Another of those to sail this channel was my greatgrandfather Solomon Hershl Smiedt who, around 1892, aged nineteen or so, undertook the four-month
voyage to South Africa from Memel (Klaipeda). While the Memel side of the waterway has changed radically since that time, the spit side has not. This allowed me to gaze out on the same view he did while pondering the unfathomable bravery it took to give up his past and his family for the gamble of a better future. Considering the furthest from home he’d ever been was probably Sovetsk, there was no doubting Solly’s valour.

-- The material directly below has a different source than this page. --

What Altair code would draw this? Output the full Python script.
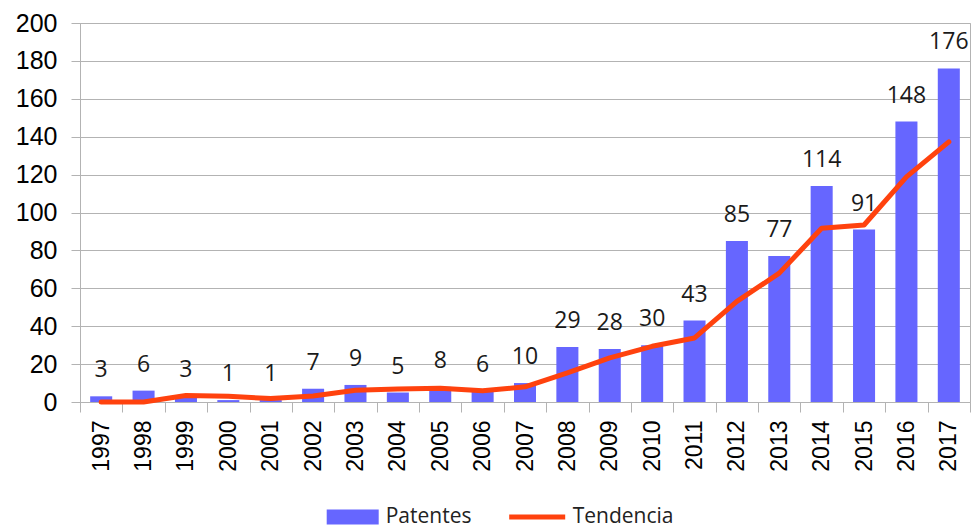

In a country of bewitching landscapes, the Curonian Spit takes the coven. Essentially a sandbar stretching 98 kilometres, it is a geological spring chicken having come into existence a mere 5000 years ago. As with practically everything else in Lithuania – ‘See that dunny over there? It was created by Bowelitas, god of flatulence, after the pagan celebration of fibre and yoghurt’ – it has an accompanying legend. It involves Neringa, a female, if not feminine, version of Hercules, who created the place after gathering up sand in her apron and depositing it in an arc to protect local fisherfolk from the Baltic. Sweet.
The spit was actually the result of sand drifts which originated in the nearby Samland peninsula following glacial withdrawal. A highly unreliable method of contraception. Initially, the drifts formed a gritty archipelago but were subsequently bound together by the wind into a desert of shifting dunes. Grasses and trees eventually took hold in what is known as the Lindsay Lohan phenomenon of partial stabilisation. Regarding woods as sacred places, the pagan fishermen who initially inhabited the spit felled little timber.
The loggers who plundered the place in the Middle Ages did not feel the same way. Cue the shifting of mammoth sand dunes, which swallowed villages whole. During the Seven Years War, which raged from 1756 to you do the maths, the Curonian Spit was subjected to the geographical equivalent of a Brazilian wax. So extensive was the deforestation that an international conference was held in Danzig in 1768 to save the spit. A mission that was accomplished through extensive planting of trees, shrubs and grasses.